In 2022, one in four residents in Melrose and Mott Haven were food insecure, according to the New York City Food Policy Center at Hunter College, compared with 15.4% citywide.

“The South Bronx has some of the most vibrant community gardens and places where folks are growing food, whether they’re doing it individually for themselves and their families, or scaling into farms,” said Mickie.

Twenty-four acres of land in the Bronx are used for gardens, according to the Parks Department.

 The New York Botanical Garden said its Bronx Community Farm Hubs network grew and distributed more than 77,000 pounds of food between 2020 and 2023.

La Finca said they produced up to 700 pounds of crops last year.

Resiliency

La Finca is one of three hubs where Melrose community group Nos Quedamos is building solar-powered resiliency hubs, designed to provide shelter, water, and power during climate emergencies.

“It’s not just about sheltering from the weather but also having a space to receive accurate and timely communication on emergencies and how to respond,” said Basil Alsubee, a program manager at Nos Quedamos.

Javier Marchand installed curtains to shield his plants from the afternoon sun, Sept. 11, 2024. By Cherry Salazar.

Community gardens are facing “increasing water irrigation demands” due to droughts and heatwaves, said Judd Faulkner, a press officer for NYC Parks.

To address this, some gardens built rainwater harvesting systems that help irrigate crops. Others, like Rainbow Garden, still relied on manually filling buckets at nearby fire hydrants.

But an irrigation system directly connected to the city’s water system is currently underway at Rainbow Garden. While the project is still in the works, Garcia invited a different ally to the garden: pollinators.

“I deliberately looked up what are good plants for pollinators,” he said. “And so, marigolds.”

Pollinators, like bees and birds, do not only serve Garcia’s marigolds. Tomatoes, eggplants, and even basil and mint have flowers that benefit from them.

Bees, in particular, are facing significant threats due to colony collapse disorder, a phenomenon where entire bee colonies vanish. This may be linked to changes in habitat, pesticide poisoning, or inadequate forage, according to the Environmental Protection Agency.

NYBG’s Bronx Green-up said it has partnered with several organizations to distribute native plants that help increase pollinator habitat.
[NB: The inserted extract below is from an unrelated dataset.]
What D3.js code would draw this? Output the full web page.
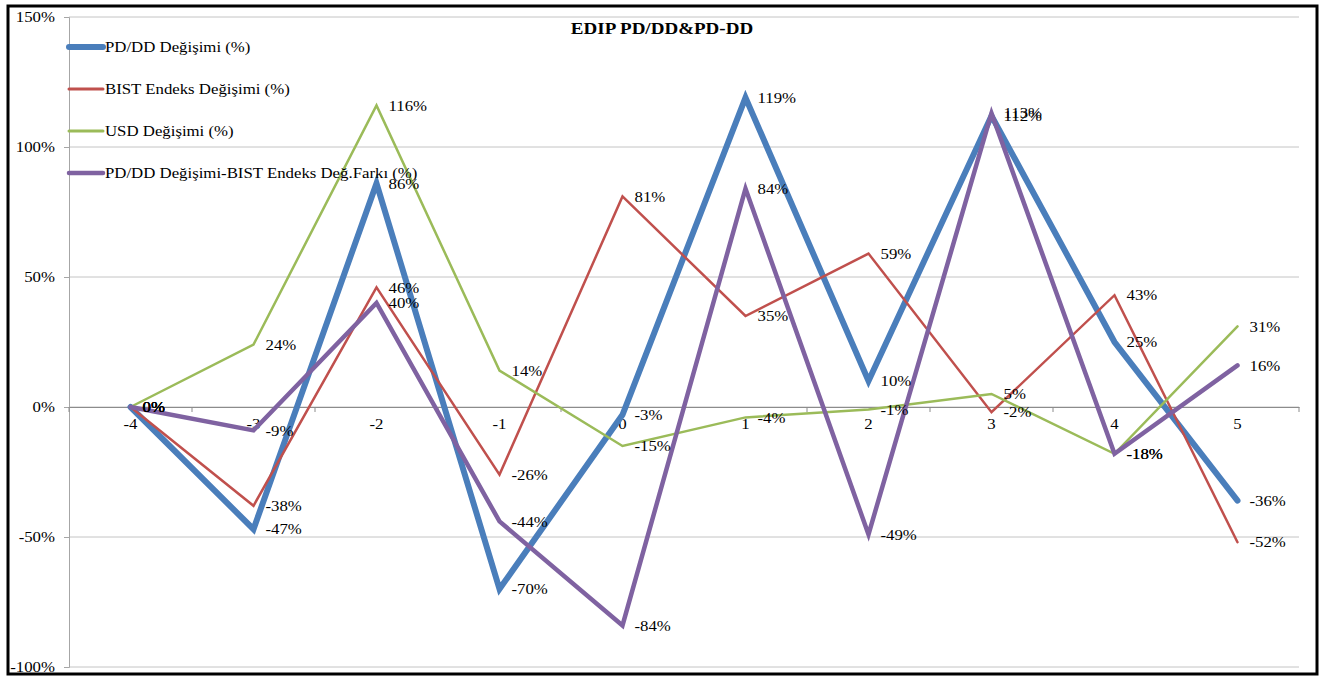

“Pollinators play a crucial role in the ecology of the city, pollinating many of our food crops and other flowering plants, supporting plant and wildlife biodiversity,” said Ursula Chanse, senior director of Bronx Green‑Up and Community Horticulture. “Their role is ever more important in the context of climate impacts.”

This was the first time there were that many bees in Rainbow Garden, Garcia said.